REQUIREMENTS:
Pull out every line below containing the word "this".

** BEGIN SUPPLIED INFORMATION **

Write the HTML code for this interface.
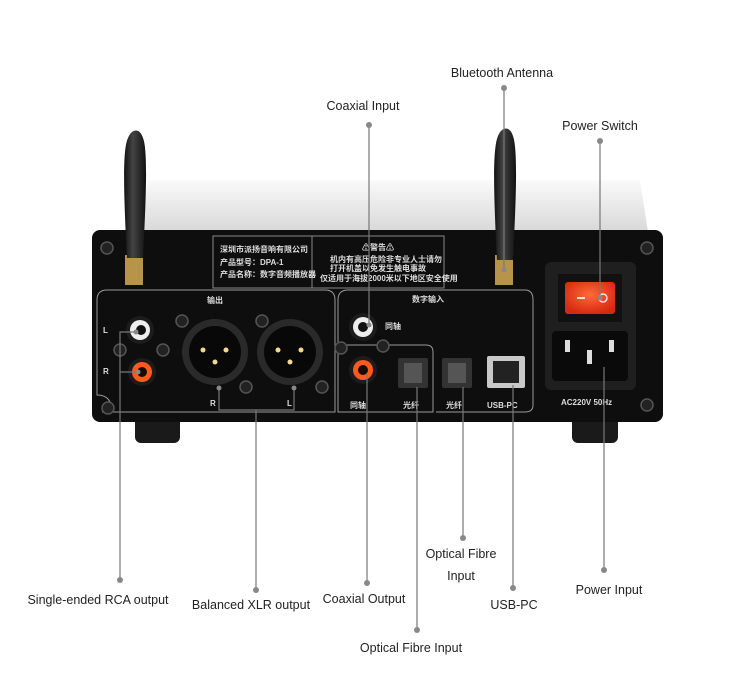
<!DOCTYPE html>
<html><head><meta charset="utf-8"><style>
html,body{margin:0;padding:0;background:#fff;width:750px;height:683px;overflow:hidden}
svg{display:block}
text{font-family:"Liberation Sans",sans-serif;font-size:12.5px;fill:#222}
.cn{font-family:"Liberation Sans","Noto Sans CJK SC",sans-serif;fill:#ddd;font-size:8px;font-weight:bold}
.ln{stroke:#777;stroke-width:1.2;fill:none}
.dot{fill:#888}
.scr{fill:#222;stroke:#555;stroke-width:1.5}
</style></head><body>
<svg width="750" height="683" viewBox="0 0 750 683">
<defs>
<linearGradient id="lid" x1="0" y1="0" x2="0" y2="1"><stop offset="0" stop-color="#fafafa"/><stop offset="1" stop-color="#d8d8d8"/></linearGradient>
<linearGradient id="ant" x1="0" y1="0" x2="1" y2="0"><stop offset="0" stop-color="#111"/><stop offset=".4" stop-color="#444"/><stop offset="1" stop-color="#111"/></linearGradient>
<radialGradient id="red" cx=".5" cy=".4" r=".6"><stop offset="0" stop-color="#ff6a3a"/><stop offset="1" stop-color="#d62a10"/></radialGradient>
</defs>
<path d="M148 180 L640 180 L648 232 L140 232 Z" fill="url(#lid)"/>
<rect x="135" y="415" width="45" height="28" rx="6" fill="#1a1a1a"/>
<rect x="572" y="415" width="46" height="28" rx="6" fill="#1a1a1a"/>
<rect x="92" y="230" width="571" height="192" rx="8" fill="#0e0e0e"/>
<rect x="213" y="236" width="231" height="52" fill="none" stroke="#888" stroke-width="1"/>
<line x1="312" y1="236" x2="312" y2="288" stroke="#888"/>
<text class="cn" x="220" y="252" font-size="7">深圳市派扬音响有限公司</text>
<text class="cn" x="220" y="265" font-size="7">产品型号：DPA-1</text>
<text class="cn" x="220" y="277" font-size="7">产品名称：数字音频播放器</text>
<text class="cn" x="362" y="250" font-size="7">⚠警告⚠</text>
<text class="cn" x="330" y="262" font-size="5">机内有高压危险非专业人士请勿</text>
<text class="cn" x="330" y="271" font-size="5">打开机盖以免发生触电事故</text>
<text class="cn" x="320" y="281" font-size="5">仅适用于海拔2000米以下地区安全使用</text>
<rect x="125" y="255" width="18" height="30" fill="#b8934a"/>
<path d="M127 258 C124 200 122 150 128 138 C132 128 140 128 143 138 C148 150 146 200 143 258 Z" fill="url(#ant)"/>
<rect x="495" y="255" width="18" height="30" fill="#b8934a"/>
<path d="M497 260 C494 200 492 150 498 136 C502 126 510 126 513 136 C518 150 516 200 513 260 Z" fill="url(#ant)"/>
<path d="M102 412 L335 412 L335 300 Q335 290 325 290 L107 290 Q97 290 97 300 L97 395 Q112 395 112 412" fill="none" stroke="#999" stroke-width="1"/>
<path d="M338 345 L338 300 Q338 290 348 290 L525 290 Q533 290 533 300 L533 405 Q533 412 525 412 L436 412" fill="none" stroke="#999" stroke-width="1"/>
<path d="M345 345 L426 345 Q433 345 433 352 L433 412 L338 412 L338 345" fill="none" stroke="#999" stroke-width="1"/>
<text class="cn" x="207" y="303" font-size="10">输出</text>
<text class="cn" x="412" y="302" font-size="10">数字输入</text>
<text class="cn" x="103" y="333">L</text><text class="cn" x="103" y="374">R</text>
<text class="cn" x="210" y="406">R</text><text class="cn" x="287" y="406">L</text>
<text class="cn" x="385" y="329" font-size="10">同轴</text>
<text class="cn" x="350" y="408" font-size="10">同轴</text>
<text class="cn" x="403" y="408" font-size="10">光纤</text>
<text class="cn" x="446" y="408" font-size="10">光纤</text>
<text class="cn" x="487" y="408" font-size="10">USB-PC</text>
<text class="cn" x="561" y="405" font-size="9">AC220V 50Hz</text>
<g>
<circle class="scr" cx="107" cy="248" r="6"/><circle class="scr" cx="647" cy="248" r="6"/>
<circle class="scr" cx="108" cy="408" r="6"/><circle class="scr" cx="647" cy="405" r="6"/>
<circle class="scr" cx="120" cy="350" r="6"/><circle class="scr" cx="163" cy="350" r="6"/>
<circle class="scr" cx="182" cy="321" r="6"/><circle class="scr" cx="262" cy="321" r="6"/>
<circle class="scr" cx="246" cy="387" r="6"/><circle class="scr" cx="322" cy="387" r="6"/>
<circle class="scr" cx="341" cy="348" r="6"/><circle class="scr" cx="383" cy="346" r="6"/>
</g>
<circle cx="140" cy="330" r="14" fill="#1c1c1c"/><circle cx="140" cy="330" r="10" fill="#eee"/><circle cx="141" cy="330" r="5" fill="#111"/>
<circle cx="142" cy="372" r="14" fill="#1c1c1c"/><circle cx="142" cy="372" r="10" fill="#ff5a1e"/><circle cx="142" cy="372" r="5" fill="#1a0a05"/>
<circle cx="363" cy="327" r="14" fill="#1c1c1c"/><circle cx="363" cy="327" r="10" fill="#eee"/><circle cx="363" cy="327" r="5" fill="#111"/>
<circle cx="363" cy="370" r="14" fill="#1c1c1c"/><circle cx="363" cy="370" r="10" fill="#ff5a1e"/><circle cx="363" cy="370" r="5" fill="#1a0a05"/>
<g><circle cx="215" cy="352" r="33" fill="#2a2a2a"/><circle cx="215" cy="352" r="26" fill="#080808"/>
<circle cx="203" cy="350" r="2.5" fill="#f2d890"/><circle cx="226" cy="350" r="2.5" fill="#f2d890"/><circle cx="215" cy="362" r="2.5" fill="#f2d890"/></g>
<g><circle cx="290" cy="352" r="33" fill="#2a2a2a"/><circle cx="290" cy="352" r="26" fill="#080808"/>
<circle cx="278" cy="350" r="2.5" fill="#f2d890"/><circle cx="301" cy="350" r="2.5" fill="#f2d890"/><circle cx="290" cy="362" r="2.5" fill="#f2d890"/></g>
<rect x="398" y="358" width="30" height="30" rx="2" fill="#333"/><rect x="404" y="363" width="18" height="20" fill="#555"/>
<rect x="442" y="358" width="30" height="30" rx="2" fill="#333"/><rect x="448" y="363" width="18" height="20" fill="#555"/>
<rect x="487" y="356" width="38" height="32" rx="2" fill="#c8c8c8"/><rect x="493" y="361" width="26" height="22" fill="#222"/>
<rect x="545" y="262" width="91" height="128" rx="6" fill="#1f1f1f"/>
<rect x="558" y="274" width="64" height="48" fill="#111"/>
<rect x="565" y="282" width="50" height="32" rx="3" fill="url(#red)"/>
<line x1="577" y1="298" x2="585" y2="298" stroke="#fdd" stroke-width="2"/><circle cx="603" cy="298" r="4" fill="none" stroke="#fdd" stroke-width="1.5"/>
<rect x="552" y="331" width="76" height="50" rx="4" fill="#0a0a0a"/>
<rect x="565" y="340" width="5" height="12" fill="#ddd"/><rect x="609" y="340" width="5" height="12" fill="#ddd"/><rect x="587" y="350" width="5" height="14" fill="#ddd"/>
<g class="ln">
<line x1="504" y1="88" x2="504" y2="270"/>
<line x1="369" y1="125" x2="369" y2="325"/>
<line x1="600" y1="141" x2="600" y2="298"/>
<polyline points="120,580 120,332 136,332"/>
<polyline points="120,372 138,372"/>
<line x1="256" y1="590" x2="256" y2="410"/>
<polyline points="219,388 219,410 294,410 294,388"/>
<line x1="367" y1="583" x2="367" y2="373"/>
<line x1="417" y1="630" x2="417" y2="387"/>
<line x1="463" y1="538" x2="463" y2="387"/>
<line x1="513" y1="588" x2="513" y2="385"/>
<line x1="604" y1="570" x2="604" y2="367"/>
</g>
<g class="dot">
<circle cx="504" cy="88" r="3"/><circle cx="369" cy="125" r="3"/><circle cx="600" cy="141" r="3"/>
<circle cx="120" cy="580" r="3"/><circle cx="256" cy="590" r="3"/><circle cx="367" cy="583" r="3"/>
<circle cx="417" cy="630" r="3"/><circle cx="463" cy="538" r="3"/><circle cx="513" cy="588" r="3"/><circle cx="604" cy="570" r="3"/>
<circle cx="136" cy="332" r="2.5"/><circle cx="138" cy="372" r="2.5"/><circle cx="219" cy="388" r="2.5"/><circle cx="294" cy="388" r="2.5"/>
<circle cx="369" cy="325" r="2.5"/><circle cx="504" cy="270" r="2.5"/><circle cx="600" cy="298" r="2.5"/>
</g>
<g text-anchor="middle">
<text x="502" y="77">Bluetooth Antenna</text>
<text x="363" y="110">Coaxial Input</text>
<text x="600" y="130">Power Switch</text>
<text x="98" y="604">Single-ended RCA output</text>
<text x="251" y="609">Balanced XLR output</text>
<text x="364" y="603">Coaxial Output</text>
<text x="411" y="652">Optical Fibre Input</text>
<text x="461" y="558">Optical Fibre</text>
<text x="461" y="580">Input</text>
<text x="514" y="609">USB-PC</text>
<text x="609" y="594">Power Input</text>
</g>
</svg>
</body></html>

** END SUPPLIED INFORMATION **
** BEGIN SUPPLIED INFORMATION **

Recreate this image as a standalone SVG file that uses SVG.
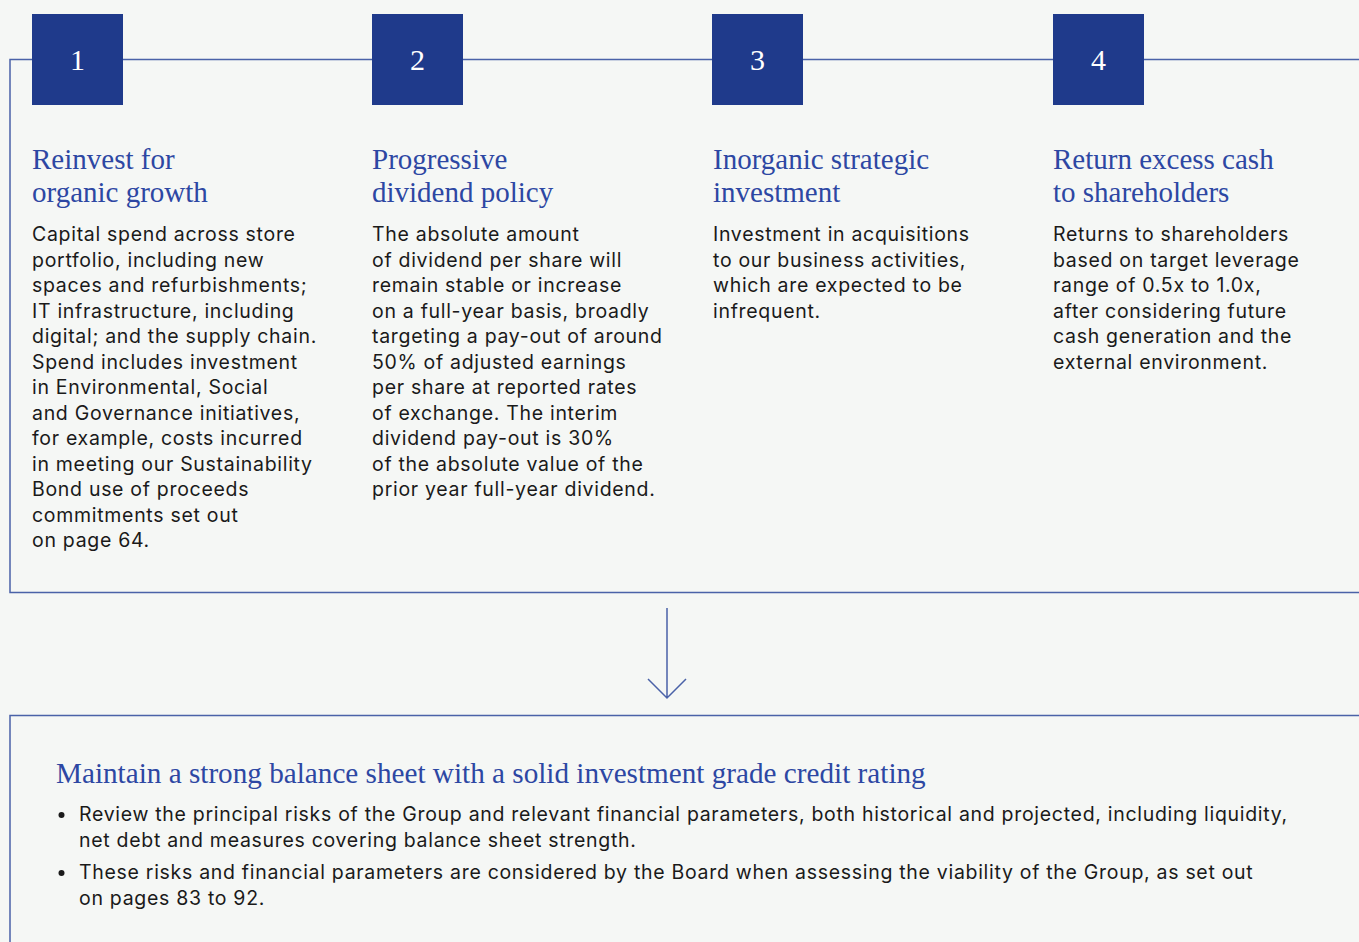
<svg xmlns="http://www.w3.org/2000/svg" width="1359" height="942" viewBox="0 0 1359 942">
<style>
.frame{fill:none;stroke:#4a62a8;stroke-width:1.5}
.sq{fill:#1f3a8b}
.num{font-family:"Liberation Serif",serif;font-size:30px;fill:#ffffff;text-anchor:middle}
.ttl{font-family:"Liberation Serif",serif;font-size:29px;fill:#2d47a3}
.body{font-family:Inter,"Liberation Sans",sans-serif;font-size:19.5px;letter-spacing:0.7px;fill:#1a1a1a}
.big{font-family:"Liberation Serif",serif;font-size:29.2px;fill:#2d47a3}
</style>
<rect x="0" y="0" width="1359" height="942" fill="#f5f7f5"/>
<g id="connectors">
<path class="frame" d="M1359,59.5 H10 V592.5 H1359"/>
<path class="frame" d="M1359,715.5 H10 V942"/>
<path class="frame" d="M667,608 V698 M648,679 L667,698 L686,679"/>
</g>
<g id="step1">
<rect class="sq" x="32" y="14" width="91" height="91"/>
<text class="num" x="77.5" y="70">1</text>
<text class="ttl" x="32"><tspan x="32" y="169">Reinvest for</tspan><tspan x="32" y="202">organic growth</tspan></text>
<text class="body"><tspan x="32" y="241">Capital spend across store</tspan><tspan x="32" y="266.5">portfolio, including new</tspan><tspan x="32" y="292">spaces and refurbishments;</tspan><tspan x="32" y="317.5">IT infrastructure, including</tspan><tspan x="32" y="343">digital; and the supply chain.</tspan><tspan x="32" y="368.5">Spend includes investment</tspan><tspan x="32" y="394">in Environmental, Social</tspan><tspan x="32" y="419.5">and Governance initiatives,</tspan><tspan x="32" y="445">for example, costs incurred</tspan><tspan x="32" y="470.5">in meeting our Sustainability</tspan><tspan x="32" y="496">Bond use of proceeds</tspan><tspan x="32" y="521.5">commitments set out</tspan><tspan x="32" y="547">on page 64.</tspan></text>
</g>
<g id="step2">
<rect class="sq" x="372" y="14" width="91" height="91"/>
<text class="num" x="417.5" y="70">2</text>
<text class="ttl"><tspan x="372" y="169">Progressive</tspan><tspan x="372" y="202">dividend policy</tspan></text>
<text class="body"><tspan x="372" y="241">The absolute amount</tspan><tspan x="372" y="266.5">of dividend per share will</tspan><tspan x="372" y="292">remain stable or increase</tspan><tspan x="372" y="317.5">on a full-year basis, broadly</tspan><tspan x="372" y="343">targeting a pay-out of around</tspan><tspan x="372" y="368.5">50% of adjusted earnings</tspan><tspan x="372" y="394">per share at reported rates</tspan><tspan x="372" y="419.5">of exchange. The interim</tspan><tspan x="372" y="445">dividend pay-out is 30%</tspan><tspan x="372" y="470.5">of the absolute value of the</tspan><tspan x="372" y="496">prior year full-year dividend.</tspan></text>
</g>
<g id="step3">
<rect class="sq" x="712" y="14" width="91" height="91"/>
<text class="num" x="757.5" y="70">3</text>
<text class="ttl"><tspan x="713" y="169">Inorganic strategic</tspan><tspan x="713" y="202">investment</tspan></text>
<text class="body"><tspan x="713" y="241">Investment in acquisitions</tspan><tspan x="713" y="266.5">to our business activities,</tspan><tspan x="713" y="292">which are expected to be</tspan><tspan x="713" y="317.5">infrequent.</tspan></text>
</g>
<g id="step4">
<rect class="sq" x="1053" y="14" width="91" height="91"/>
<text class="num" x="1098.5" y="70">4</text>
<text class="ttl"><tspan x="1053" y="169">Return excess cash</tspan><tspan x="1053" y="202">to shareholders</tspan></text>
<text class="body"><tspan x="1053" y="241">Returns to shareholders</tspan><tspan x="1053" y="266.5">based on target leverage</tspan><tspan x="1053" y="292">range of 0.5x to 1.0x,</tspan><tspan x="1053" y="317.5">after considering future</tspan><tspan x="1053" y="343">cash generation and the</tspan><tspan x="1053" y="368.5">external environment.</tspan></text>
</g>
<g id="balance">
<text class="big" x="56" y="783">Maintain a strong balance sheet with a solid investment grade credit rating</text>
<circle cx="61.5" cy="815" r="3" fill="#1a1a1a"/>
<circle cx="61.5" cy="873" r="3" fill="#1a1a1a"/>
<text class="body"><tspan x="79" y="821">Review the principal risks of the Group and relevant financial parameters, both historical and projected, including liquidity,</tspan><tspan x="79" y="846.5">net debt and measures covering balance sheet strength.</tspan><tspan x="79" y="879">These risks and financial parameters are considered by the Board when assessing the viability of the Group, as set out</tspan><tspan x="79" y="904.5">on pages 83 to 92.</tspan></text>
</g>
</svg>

** END SUPPLIED INFORMATION **

COMPLETE RESPONSE:
Write the HTML code for this interface.
Recreate this image as a standalone SVG file that uses SVG.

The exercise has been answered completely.